Do normal clients e.g. OSX, Windows utilise option 42 (NTP)? How about IOTs such as Google Nest, Echo, Tasmota, etc? I didn’t know of this DHCP option and have always set the NTP manually on the clients.

as I recall Windows does in non Active Directory configurations. When domain joined obviously you sync to a DC there so that your Kerberos tickets are valid. In fact on many MSFT docs sites it states it is the preferred method if it is not a domain joined Server or Workstation.
quick google linked this

Of course if you are running your own NTP server and it syncs to a stratus 1 or 2 level time server your PDC is syncing to your NTP server and you advertise your NTP server with DHCP the likelihood of having the bounce that article implies is slim to none.
Most any Linux flavor does as for IOT devices I guess that all depends on how its kernel was compiled. As for OSX it used to be but could not tell you if it still is these days It’s mainly used it for VOIP phones a lot and also for some network devices like APC battery back up network cards and of course any device that is DHCP options aware can still accept its offers. There are some folks that fear DHCP and talk about some of the security weaknesses all over the internet but if something has gotten so deep into your network it has taken over DHCP acks you got much bigger issues then a spoofed time server honestly.
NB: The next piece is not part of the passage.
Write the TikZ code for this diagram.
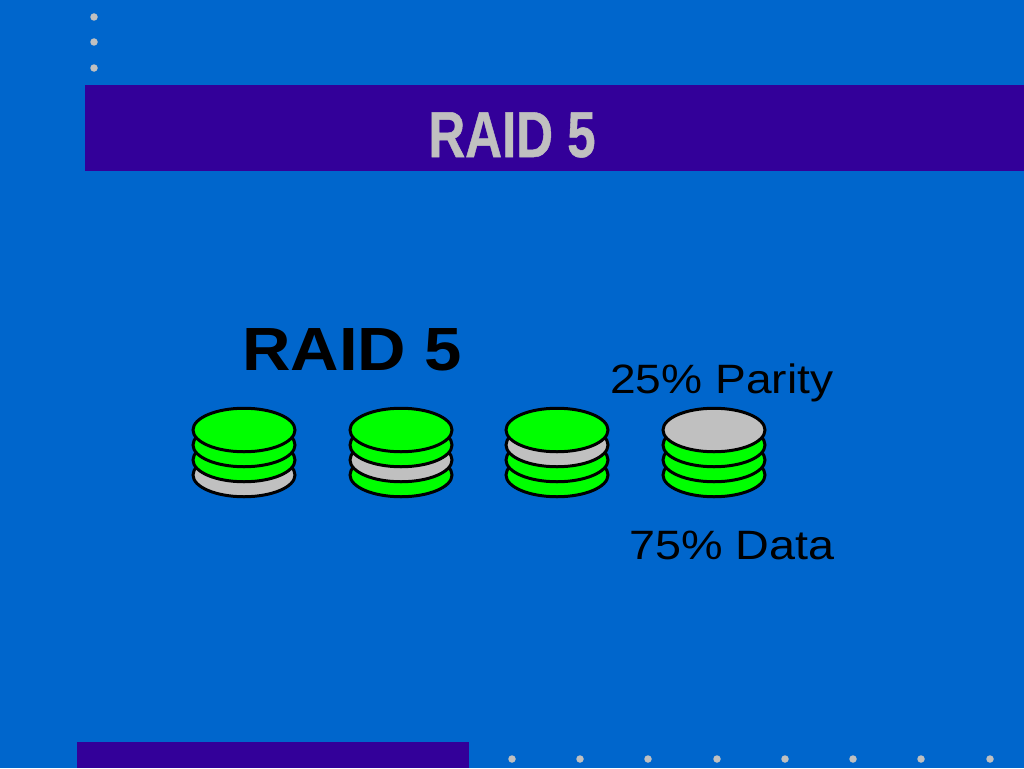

Well the reason I didn’t elaborate, was to keep a complex topic as simple as possible (and possibly failed? :slight_smile: ). Without diving into the history & the issues behind why I started doing this (but it was NOT in a home network, and was a long long while ago), as I state its something you would never see in a Domestic network (or probably any other network) these days.

But the reason I keep doing this practice, years down the track, is along the lines of what @justaoldman suggests. Why did I suggest it for each DHCP pool within a massive class-B range, or increment of the 3rd octet for the fixed addresses at 240? Because if the OP ever decides to split the network back into Class-C groups in future (if they find having 500+ devices in one broadcast domain is not that reliable or not easy to manage), they handily have 14 addresses reserved in each range for special devices/purposes.

Not a problem the OP has to worry about at present, but I try to think ahead a bit (and sometimes it pays off, sometimes it’s rework) !! I hope that satisfies your curiosity @JimT :slight_smile:


Thanks for the explanation! Come to think of it I usually reserve the lower addresses, so only dish out .50 - .254, but wouldn’t hurt just to give out to 250 or even 240. I keep the lower ones .10-49 to static ips.